Task details
Check every line below for the word "matplotlib" and copy each one that has it.

Provided data
◆ ◆ ◆

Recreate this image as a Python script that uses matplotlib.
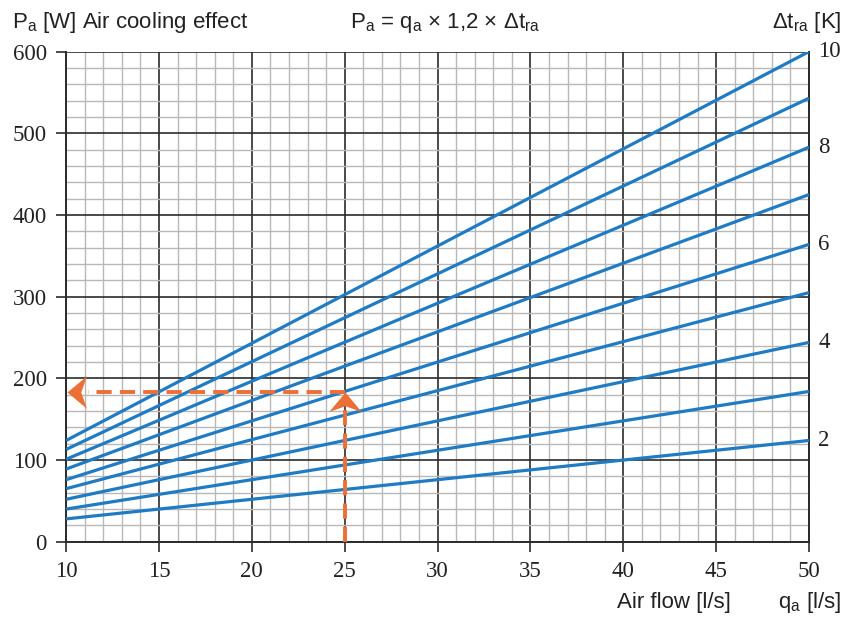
import matplotlib
matplotlib.use('Agg')
import matplotlib.pyplot as plt
from matplotlib.path import Path
import numpy as np

plt.rcParams['mathtext.fontset'] = 'custom'
plt.rcParams['mathtext.rm'] = 'Liberation Sans'
plt.rcParams['mathtext.it'] = 'Liberation Sans'
plt.rcParams['mathtext.bf'] = 'Liberation Sans'

# air flow range [l/s]
q_ends = [10, 50]
# temperature difference per line [K]
dt_values = [10, 9, 8, 7, 6, 5, 4, 3, 2]
# cooling effect read at q=10 and q=50 [W]
p_at_10 = [124, 113, 101, 89, 76, 65, 52, 40, 28]
p_at_50 = [600, 543, 483, 425, 364, 305, 244, 184, 124]

# right side labels
right_ticks = [600, 483, 364, 244, 124]
right_labels = ['10', '8', '6', '4', '2']

# example reading
example_q = 25
example_p = 183

blue = '#1f7bc4'
orange = '#ec7036'
serif = 'Liberation Serif'
sans = 'Liberation Sans'

# barbed arrow heads, tip at the origin
head_up = Path([(0, 0), (-1, -1.2), (0, -0.85), (1, -1.2), (0, 0)],
               [Path.MOVETO, Path.LINETO, Path.LINETO, Path.LINETO, Path.CLOSEPOLY])
head_left = Path([(0, 0), (1.2, 1), (0.85, 0), (1.2, -1), (0, 0)],
                 [Path.MOVETO, Path.LINETO, Path.LINETO, Path.LINETO, Path.CLOSEPOLY])

fig = plt.figure(figsize=(8.48, 6.22), dpi=100)
ax = fig.add_axes([0.078, 0.129, 0.876, 0.788])

ax.set_xlim(10, 50)
ax.set_ylim(0, 600)

ax.set_xticks(np.arange(10, 51, 5))
ax.set_yticks(np.arange(0, 601, 100))
ax.set_xticks(np.arange(10, 51, 1), minor=True)
ax.set_yticks(np.arange(0, 601, 20), minor=True)
ax.grid(which='minor', color='#b8b8b8', lw=1.0)
ax.grid(which='major', color='#2b2b2b', lw=1.2)
ax.set_axisbelow(True)
ax.tick_params(which='minor', length=0)
ax.tick_params(which='major', direction='out', length=7, width=1.2, color='#2b2b2b',
               labelsize=16.5, pad=7)
for lab in ax.get_xticklabels() + ax.get_yticklabels():
    lab.set_fontfamily(serif)
    lab.set_color('#222222')

for s in ['left', 'bottom', 'right']:
    ax.spines[s].set_color('#2b2b2b')
    ax.spines[s].set_linewidth(1.4)
ax.spines['top'].set_visible(False)

for p0, p1 in zip(p_at_10, p_at_50):
    ax.plot(q_ends, [p0, p1], color=blue, lw=2.3, solid_capstyle='butt', zorder=3)

# example: dashed arrows
ax.plot([example_q, example_q], [0, example_p - 14], color=orange, lw=2.8,
        dashes=(3.9, 2.1), zorder=4)
ax.plot([example_q, 11.2], [example_p, example_p], color=orange, lw=2.8,
        dashes=(3.9, 2.1), zorder=4)
ax.plot([example_q], [example_p], marker=head_up, markersize=28, color=orange,
        markeredgewidth=0, zorder=5, clip_on=False)
ax.plot([10.05], [example_p], marker=head_left, markersize=28, color=orange,
        markeredgewidth=0, zorder=5, clip_on=False)

# right labels
for y, lab in zip(right_ticks, right_labels):
    ax.text(50.5, y, lab, fontsize=16.5, family=serif, color='#222222',
            ha='left', va='center', clip_on=False)

fig.text(0.014, 0.955, r'P$_{\rm a}$ [W] Air cooling effect', fontsize=16,
         family=sans, color='#222222', ha='left', va='baseline')
fig.text(0.525, 0.955, r'P$_{\rm a}$ = q$_{\rm a}$ × 1,2 × Δt$_{\rm ra}$', fontsize=16,
         family=sans, color='#222222', ha='center', va='baseline')
fig.text(0.992, 0.955, r'Δt$_{\rm ra}$ [K]', fontsize=16,
         family=sans, color='#222222', ha='right', va='baseline')
fig.text(0.728, 0.022, 'Air flow [l/s]', fontsize=16,
         family=sans, color='#222222', ha='left', va='baseline')
fig.text(0.992, 0.022, r'q$_{\rm a}$ [l/s]', fontsize=16,
         family=sans, color='#222222', ha='right', va='baseline')

fig.savefig('out.png', dpi=100, facecolor='white')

◆ ◆ ◆

Finished exercise
Recreate this image as a Python script that uses matplotlib.
import matplotlib
matplotlib.use('Agg')
import matplotlib.pyplot as plt
from matplotlib.path import Path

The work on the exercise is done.